Hightail is already back in Kentucky and is munching in the fields at Calumet Farm, where the bluegrass is as parched as the rest of the forage across the region. No decision has been made about the horse’s stud fee for 2020, but it’s a reasonable guess to expect that it will be higher. How much higher will probably depend on how Mongolian Groom does for the rest of the season.

With four very small crops of racing age, Hightail has two stakes winners from nine starters. From the horse’s first crop came Dynatail, a four-time stakes winner, and she is from the Dynaformer mare Southern Dynamo.

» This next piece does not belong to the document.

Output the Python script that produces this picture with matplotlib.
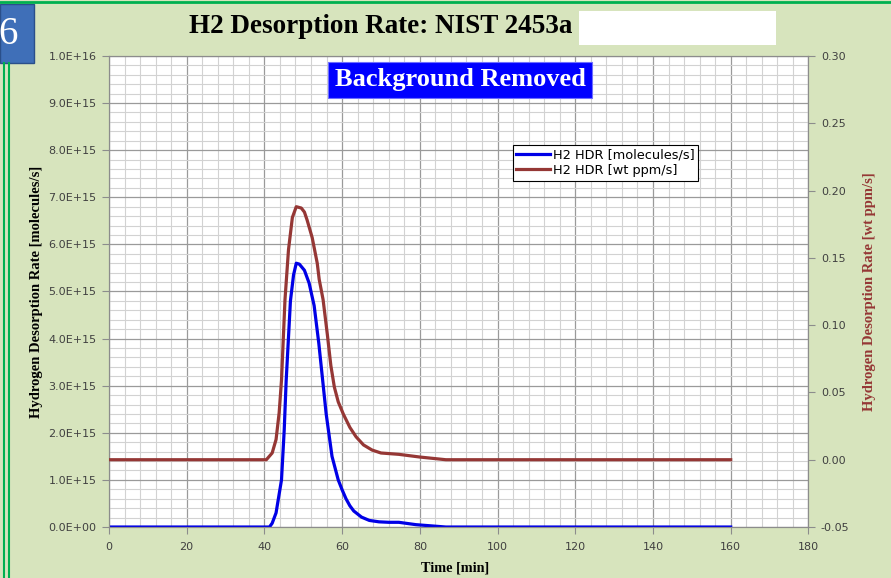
import matplotlib.pyplot as plt
from matplotlib.patches import Rectangle
from matplotlib.lines import Line2D
from matplotlib.ticker import MultipleLocator, FuncFormatter

# data
time_mol = [0, 40, 41.3, 42, 43, 44.4, 45.1, 45.6, 46.7, 47.5, 48.2, 49, 50.3, 51.5,
            52.8, 54, 55.9, 57.4, 59, 60, 61, 62, 63, 65, 67, 69.5, 72, 74.6, 79,
            86.7, 100, 160]
hdr_mol = [0, 0, 0, 0.08e15, 0.3e15, 1.0e15, 2.06e15, 3.1e15, 4.8e15, 5.35e15, 5.6e15,
           5.58e15, 5.45e15, 5.18e15, 4.7e15, 3.9e15, 2.4e15, 1.5e15, 1.0e15, 0.79e15,
           0.6e15, 0.45e15, 0.34e15, 0.21e15, 0.14e15, 0.11e15, 0.1e15, 0.1e15, 0.05e15,
           0, 0, 0]

time_ppm = [0, 40.5, 42, 43, 43.8, 44.4, 45.3, 46.2, 47.2, 48.2, 49.5, 50.3, 51, 52.3,
            53.6, 54.1, 55.1, 56.2, 57.1, 58, 59, 60.3, 62, 63.6, 65.5, 67.7, 70,
            74.6, 80, 86.7, 160]
hdr_ppm = [0, 0, 0.005, 0.015, 0.035, 0.059, 0.119, 0.156, 0.180, 0.188, 0.187, 0.184,
           0.178, 0.165, 0.146, 0.134, 0.119, 0.093, 0.070, 0.054, 0.043, 0.034,
           0.024, 0.017, 0.011, 0.0072, 0.005, 0.004, 0.002, 0, 0]

bg = '#d7e4bd'
blue = '#0000e6'
red = '#953735'
tick_col = '#404040'

fig = plt.figure(figsize=(8.91, 5.78), dpi=100, facecolor=bg)
ax = fig.add_axes([0.1223, 0.0882, 0.785, 0.815])
ax2 = ax.twinx()

l1, = ax.plot(time_mol, hdr_mol, color=blue, lw=2.3, zorder=3)
l2, = ax2.plot(time_ppm, hdr_ppm, color=red, lw=2.3, zorder=3)

ax.set_xlim(0, 180)
ax.set_ylim(0, 1e16)
ax2.set_ylim(-0.05, 0.30)

ax.xaxis.set_major_locator(MultipleLocator(20))
ax.xaxis.set_minor_locator(MultipleLocator(4))
ax.yaxis.set_major_locator(MultipleLocator(1e15))
ax.yaxis.set_minor_locator(MultipleLocator(0.2e15))
ax2.yaxis.set_major_locator(MultipleLocator(0.05))
ax.yaxis.set_major_formatter(FuncFormatter(lambda v, p: f"{v:.1E}"))
ax2.yaxis.set_major_formatter(FuncFormatter(lambda v, p: f"{v:.2f}"))

ax.set_facecolor('white')
ax.grid(which='major', color='#9a9a9a', lw=0.9)
ax.grid(which='minor', color='#d2d2d2', lw=0.8)
ax.set_axisbelow(True)

for a in (ax, ax2):
    for s in a.spines.values():
        s.set_color('#8c8c8c')
    a.tick_params(which='major', length=5, color='#8c8c8c', labelcolor=tick_col, labelsize=8)
    a.tick_params(which='minor', length=0)
ax.tick_params(axis='x', pad=6)
ax.tick_params(axis='y', pad=4)
ax2.tick_params(axis='y', pad=4)

serif = 'Liberation Serif'
ax.set_xlabel('Time [min]', family=serif, fontweight='bold', fontsize=10.3)
ax.xaxis.set_label_coords(0.495, -0.073)
ax.set_ylabel('Hydrogen Desorption Rate [molecules/s]', family=serif,
              fontweight='bold', fontsize=10.5)
ax.yaxis.set_label_coords(-0.095, 0.5)
ax2.set_ylabel('Hydrogen Desorption Rate [wt ppm/s]', family=serif,
               fontweight='bold', fontsize=10.5, color=red)
ax2.yaxis.set_label_coords(1.078, 0.5)

leg = ax.legend([l1, l2], ['H2 HDR [molecules/s]', 'H2 HDR [wt ppm/s]'],
                loc='upper left', bbox_to_anchor=(0.577, 0.811), fontsize=9.3,
                frameon=True, fancybox=False, edgecolor='black', framealpha=1,
                handlelength=2.6, handletextpad=0.2, borderpad=0.3, labelspacing=0.15,
                borderaxespad=0)
leg.get_frame().set_linewidth(0.8)
leg.set_zorder(10)

ax.text(0.502, 0.949, 'Background Removed', transform=ax.transAxes, ha='center',
        va='center', family=serif, fontweight='bold', fontsize=19, color='white',
        zorder=10, bbox=dict(boxstyle='square,pad=0.25', fc='#0000ff', ec='#6f6fff', lw=0.8))

fig.text(381 / 891, 0.955, 'H2 Desorption Rate: NIST 2453a', ha='center', va='center',
         family=serif, fontweight='bold', fontsize=19.5)

# white block over the title and slide decorations
fig.patches.append(Rectangle((579 / 891, 1 - 45 / 578), 197 / 891, 34 / 578,
                             transform=fig.transFigure, fc='white', ec='none'))
fig.patches.append(Rectangle((0, 1 - 63 / 578), 34 / 891, 59 / 578,
                             transform=fig.transFigure, fc='#3f6fb8', ec='#2a4f8a', lw=1))
fig.text(8 / 891, 1 - 35 / 578, '6', ha='center', va='center', color='white',
         family=serif, fontsize=28)
fig.lines.append(Line2D([0, 1], [1 - 1.5 / 578] * 2, transform=fig.transFigure,
                        color='#00b050', lw=2))
for xp in (4 / 891, 9 / 891):
    fig.lines.append(Line2D([xp, xp], [0, 1 - 63 / 578], transform=fig.transFigure,
                            color='#00b050', lw=1.5))

fig.savefig('out.png', dpi=100, facecolor=bg)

Likewise, Mongolian Groom was foaled by a Dynaformer mare. The Awesome Again winner is out of Bourbonesque, a foal of 2009 who produced Mongolian Groom as her second foal. The mare’s first foal was an unnamed filly by Eye of the Leopard (A.P. Indy) who died as a yearling, and her third foal is an English Channel (Smart Strike) filly who is also unnamed, and there is no evidence that she is in training.

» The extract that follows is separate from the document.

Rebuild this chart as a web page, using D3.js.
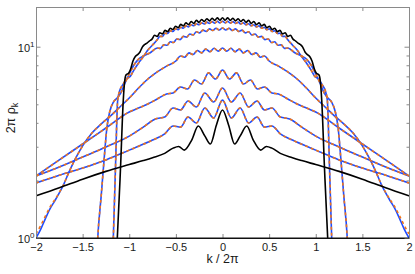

Bourbonesque produced a 2018 colt by the Calumet stallion Raison d’Etat (A.P. Indy), and both were sold at the 2018 Keeneland November sale. The weanling brought $1,200 from James B. Hancock, has since been named Bourbon Treaty, and Mongolian Groom’s dam, in foal to G1 winner Keen Ice (Curlin) on a May 1 cover, brought $4,500 from Jerry Cummins of Equus Farm.

Cummins said, “I think Keen Ice is a grand-looking horse, and I bought three mares in foal to him at the November sale last year. [Bourbonesque was one of those, and] Mongolian Groom was already on the page” as a maiden winner of $40,290, but there wasn’t any evidence that he was going to get black type, nor yet win a G1. “She’s a good-sized, good-looking mare, and I just got lucky,” Cummins said.

“I was cheering for Mongolian Groom all through the stretch” of the Awesome Again, Cummins said, “and after the race, I went out and gave Bourbonesque a pat on the head and told her, ‘You done good, girl.’”

In addition, Bourbonesque produced a “really good-looking colt by Keen Ice on May 26,” and Cummins sent her to first-year stallion Cloud Computing (Mclean’s Music), winner of the 2017 Preakness Stakes. Cummins said that “she didn’t get back in foal, but I suppose I should look at this as an opportunity to get her in foal early next year.”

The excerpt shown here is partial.